MATERIAL:
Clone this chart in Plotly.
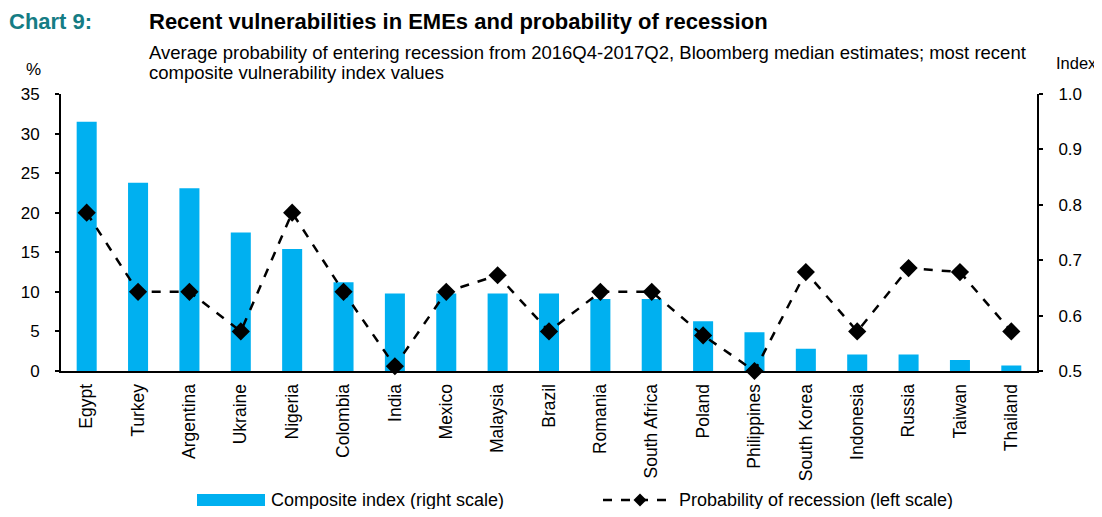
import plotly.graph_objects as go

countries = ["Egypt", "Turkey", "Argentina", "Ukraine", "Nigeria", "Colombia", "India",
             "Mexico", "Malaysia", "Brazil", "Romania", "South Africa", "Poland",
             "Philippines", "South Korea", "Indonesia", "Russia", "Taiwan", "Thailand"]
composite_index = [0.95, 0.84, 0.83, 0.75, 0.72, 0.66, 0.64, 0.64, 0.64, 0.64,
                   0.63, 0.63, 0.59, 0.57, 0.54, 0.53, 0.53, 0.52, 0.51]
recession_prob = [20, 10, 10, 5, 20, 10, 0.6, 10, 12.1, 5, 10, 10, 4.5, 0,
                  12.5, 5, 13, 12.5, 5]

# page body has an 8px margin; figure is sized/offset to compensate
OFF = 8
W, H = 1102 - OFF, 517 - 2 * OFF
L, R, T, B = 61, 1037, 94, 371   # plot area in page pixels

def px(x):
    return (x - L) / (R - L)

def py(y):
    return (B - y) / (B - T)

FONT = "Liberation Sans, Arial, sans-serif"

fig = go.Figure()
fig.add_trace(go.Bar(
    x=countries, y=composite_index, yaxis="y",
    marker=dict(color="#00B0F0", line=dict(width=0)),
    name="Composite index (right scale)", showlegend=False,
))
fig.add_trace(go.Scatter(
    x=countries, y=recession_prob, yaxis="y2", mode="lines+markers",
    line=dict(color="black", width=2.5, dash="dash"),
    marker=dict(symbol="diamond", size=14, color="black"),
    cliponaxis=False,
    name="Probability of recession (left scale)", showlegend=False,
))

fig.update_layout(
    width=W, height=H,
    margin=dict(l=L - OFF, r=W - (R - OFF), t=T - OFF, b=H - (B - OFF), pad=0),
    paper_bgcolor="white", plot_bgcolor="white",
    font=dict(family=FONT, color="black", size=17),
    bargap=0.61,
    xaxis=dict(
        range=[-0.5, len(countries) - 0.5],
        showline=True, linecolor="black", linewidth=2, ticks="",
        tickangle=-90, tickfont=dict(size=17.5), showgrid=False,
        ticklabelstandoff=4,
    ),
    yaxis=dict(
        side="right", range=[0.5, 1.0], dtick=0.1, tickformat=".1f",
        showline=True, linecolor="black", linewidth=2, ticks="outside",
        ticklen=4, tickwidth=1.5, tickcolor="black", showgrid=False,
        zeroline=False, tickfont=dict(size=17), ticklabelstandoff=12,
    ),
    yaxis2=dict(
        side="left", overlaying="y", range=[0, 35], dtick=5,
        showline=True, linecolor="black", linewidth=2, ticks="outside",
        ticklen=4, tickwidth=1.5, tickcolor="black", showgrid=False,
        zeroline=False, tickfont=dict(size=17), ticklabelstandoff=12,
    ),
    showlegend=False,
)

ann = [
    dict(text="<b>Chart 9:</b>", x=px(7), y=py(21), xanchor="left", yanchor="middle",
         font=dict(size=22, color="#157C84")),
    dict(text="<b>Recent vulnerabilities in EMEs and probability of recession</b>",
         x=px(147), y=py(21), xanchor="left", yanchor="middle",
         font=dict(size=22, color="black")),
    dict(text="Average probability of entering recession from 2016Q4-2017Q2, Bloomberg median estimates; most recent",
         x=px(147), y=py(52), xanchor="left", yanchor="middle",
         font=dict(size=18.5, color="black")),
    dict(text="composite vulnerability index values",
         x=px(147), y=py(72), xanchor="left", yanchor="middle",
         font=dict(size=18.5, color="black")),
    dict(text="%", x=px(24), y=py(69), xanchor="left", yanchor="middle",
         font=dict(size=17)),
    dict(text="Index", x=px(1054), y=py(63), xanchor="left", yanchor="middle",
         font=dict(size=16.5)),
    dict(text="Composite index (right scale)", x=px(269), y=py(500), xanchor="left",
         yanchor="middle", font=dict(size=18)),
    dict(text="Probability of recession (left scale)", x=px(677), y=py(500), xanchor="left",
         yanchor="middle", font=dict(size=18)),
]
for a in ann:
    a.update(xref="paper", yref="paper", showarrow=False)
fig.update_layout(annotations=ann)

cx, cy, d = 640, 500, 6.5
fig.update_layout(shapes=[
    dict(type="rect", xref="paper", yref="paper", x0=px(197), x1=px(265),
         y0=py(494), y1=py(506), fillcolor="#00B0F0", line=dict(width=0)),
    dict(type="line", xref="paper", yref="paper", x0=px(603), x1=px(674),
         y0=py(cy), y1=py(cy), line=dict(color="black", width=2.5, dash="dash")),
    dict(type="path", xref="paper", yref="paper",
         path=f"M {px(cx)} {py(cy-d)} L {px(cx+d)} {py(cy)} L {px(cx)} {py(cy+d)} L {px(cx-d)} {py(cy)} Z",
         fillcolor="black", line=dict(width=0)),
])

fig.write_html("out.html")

BRIEF: Without including any pictures, reproduce the listing exactly.

TASK RESULT:
Clone this chart in Plotly.
import plotly.graph_objects as go

countries = ["Egypt", "Turkey", "Argentina", "Ukraine", "Nigeria", "Colombia", "India",
             "Mexico", "Malaysia", "Brazil", "Romania", "South Africa", "Poland",
             "Philippines", "South Korea", "Indonesia", "Russia", "Taiwan", "Thailand"]
composite_index = [0.95, 0.84, 0.83, 0.75, 0.72, 0.66, 0.64, 0.64, 0.64, 0.64,
                   0.63, 0.63, 0.59, 0.57, 0.54, 0.53, 0.53, 0.52, 0.51]
recession_prob = [20, 10, 10, 5, 20, 10, 0.6, 10, 12.1, 5, 10, 10, 4.5, 0,
                  12.5, 5, 13, 12.5, 5]

# page body has an 8px margin; figure is sized/offset to compensate
OFF = 8
W, H = 1102 - OFF, 517 - 2 * OFF
L, R, T, B = 61, 1037, 94, 371   # plot area in page pixels

def px(x):
    return (x - L) / (R - L)

def py(y):
    return (B - y) / (B - T)

FONT = "Liberation Sans, Arial, sans-serif"

fig = go.Figure()
fig.add_trace(go.Bar(
    x=countries, y=composite_index, yaxis="y",
    marker=dict(color="#00B0F0", line=dict(width=0)),
    name="Composite index (right scale)", showlegend=False,
))
fig.add_trace(go.Scatter(
    x=countries, y=recession_prob, yaxis="y2", mode="lines+markers",
    line=dict(color="black", width=2.5, dash="dash"),
    marker=dict(symbol="diamond", size=14, color="black"),
    cliponaxis=False,
    name="Probability of recession (left scale)", showlegend=False,
))

fig.update_layout(
    width=W, height=H,
    margin=dict(l=L - OFF, r=W - (R - OFF), t=T - OFF, b=H - (B - OFF), pad=0),
    paper_bgcolor="white", plot_bgcolor="white",
    font=dict(family=FONT, color="black", size=17),
    bargap=0.61,
    xaxis=dict(
        range=[-0.5, len(countries) - 0.5],
        showline=True, linecolor="black", linewidth=2, ticks="",
        tickangle=-90, tickfont=dict(size=17.5), showgrid=False,
        ticklabelstandoff=4,
    ),
    yaxis=dict(
        side="right", range=[0.5, 1.0], dtick=0.1, tickformat=".1f",
        showline=True, linecolor="black", linewidth=2, ticks="outside",
        ticklen=4, tickwidth=1.5, tickcolor="black", showgrid=False,
        zeroline=False, tickfont=dict(size=17), ticklabelstandoff=12,
    ),
    yaxis2=dict(
        side="left", overlaying="y", range=[0, 35], dtick=5,
        showline=True, linecolor="black", linewidth=2, ticks="outside",
        ticklen=4, tickwidth=1.5, tickcolor="black", showgrid=False,
        zeroline=False, tickfont=dict(size=17), ticklabelstandoff=12,
    ),
    showlegend=False,
)

ann = [
    dict(text="<b>Chart 9:</b>", x=px(7), y=py(21), xanchor="left", yanchor="middle",
         font=dict(size=22, color="#157C84")),
    dict(text="<b>Recent vulnerabilities in EMEs and probability of recession</b>",
         x=px(147), y=py(21), xanchor="left", yanchor="middle",
         font=dict(size=22, color="black")),
    dict(text="Average probability of entering recession from 2016Q4-2017Q2, Bloomberg median estimates; most recent",
         x=px(147), y=py(52), xanchor="left", yanchor="middle",
         font=dict(size=18.5, color="black")),
    dict(text="composite vulnerability index values",
         x=px(147), y=py(72), xanchor="left", yanchor="middle",
         font=dict(size=18.5, color="black")),
    dict(text="%", x=px(24), y=py(69), xanchor="left", yanchor="middle",
         font=dict(size=17)),
    dict(text="Index", x=px(1054), y=py(63), xanchor="left", yanchor="middle",
         font=dict(size=16.5)),
    dict(text="Composite index (right scale)", x=px(269), y=py(500), xanchor="left",
         yanchor="middle", font=dict(size=18)),
    dict(text="Probability of recession (left scale)", x=px(677), y=py(500), xanchor="left",
         yanchor="middle", font=dict(size=18)),
]
for a in ann:
    a.update(xref="paper", yref="paper", showarrow=False)
fig.update_layout(annotations=ann)

cx, cy, d = 640, 500, 6.5
fig.update_layout(shapes=[
    dict(type="rect", xref="paper", yref="paper", x0=px(197), x1=px(265),
         y0=py(494), y1=py(506), fillcolor="#00B0F0", line=dict(width=0)),
    dict(type="line", xref="paper", yref="paper", x0=px(603), x1=px(674),
         y0=py(cy), y1=py(cy), line=dict(color="black", width=2.5, dash="dash")),
    dict(type="path", xref="paper", yref="paper",
         path=f"M {px(cx)} {py(cy-d)} L {px(cx+d)} {py(cy)} L {px(cx)} {py(cy+d)} L {px(cx-d)} {py(cy)} Z",
         fillcolor="black", line=dict(width=0)),
])

fig.write_html("out.html")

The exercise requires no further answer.